More women are entering the wealth management industry, but they have yet to gain ground in client-facing advisory roles, according to a recent study by private wealth intelligence platform Fintrx.
While the data shows improvement in the industry’s gender gap, the nuance is still notable. Revenue-generating roles are generally better paid and more conducive to leadership roles, according to Fintrx Vice President of Data and Research Emily Goldman.
“Underrepresentation here directly affects female employees’ earnings,” Goldman said. “And that lack of opportunity for leadership and ownership is also going to affect their long-term earnings.”
Younger women are making inroads in wealth management overall, with women accounting for 37.6% of registered professionals aged 20-30, according to Fintrx. For the 30-40 and 40-50 age brackets, the share of women hovers below 27%.
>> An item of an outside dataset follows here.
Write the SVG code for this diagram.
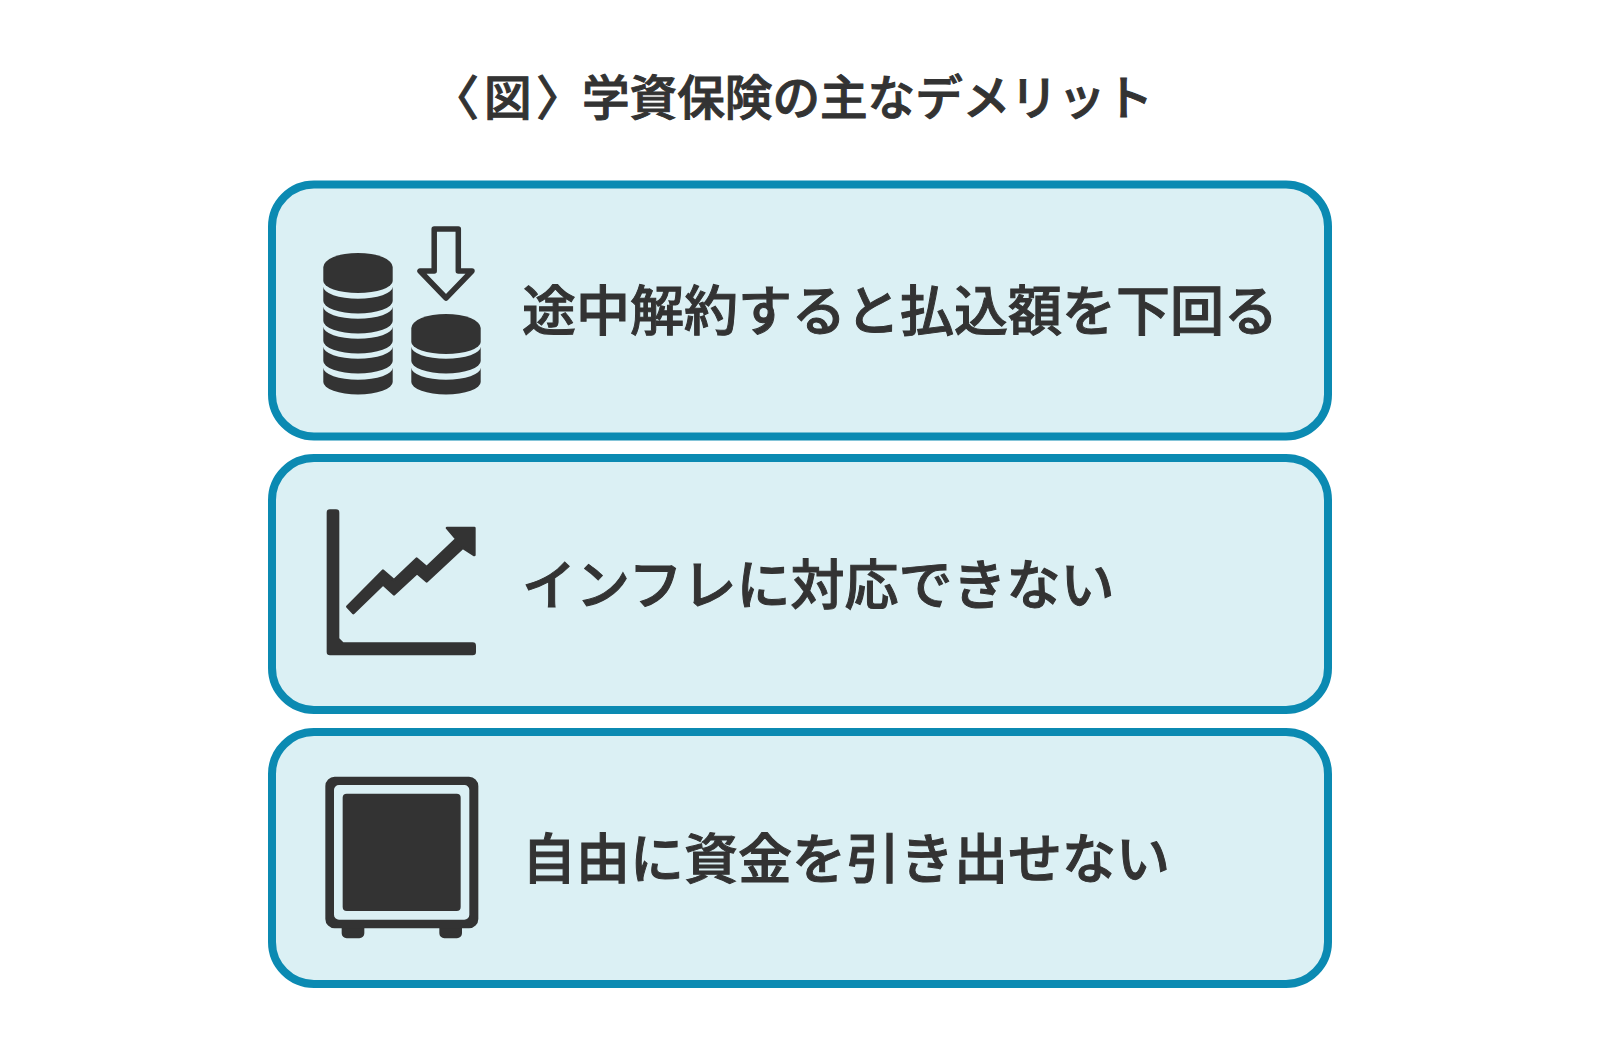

The shift comes as women’s wealth is expected to boom in the coming years. Cerulli Associates estimates $105 trillion in wealth will be passed down to heirs through 2048, with $54 trillion going to spouses. As women tend to live longer than men, they will likely receive the lion’s share.
However, while young women are entering the industry in greater numbers, the growth is concentrated in administrative or operational roles, according to Goldman.
Women account for just 20.2% of producing advisors aged 20 to 30, a percentage near identical for advisors aged 30-40 and 40-50. The share is only modestly higher than that of advisors aged 50-60 (18%) and 60-plus (17.1%).
This gender gap is also reflected in the C-suite, according to Fintrx. Women make up 21.5% of C-suite roles at wealth management firms and are more likely to occupy COO or CFO roles than chief executive or investment roles, the company found.
“This points towards firms needing to create better pathways to these revenue-generating roles and leadership,” Goldman said. “Because when you enter in operations, compliance, legal — there isn’t an easy segue to these book-owning roles, and then long-term strategic leadership roles.”
She noted that an increasing number of women advisors are setting up their own firms. In 2025, there were 39 new female-founded registered investment advisory firms, up from 30 in 2021.
“I think that we’ll see more and more women break out on their own if they’re unable to advance as much or as quickly at wirehouses or larger firms,” she said.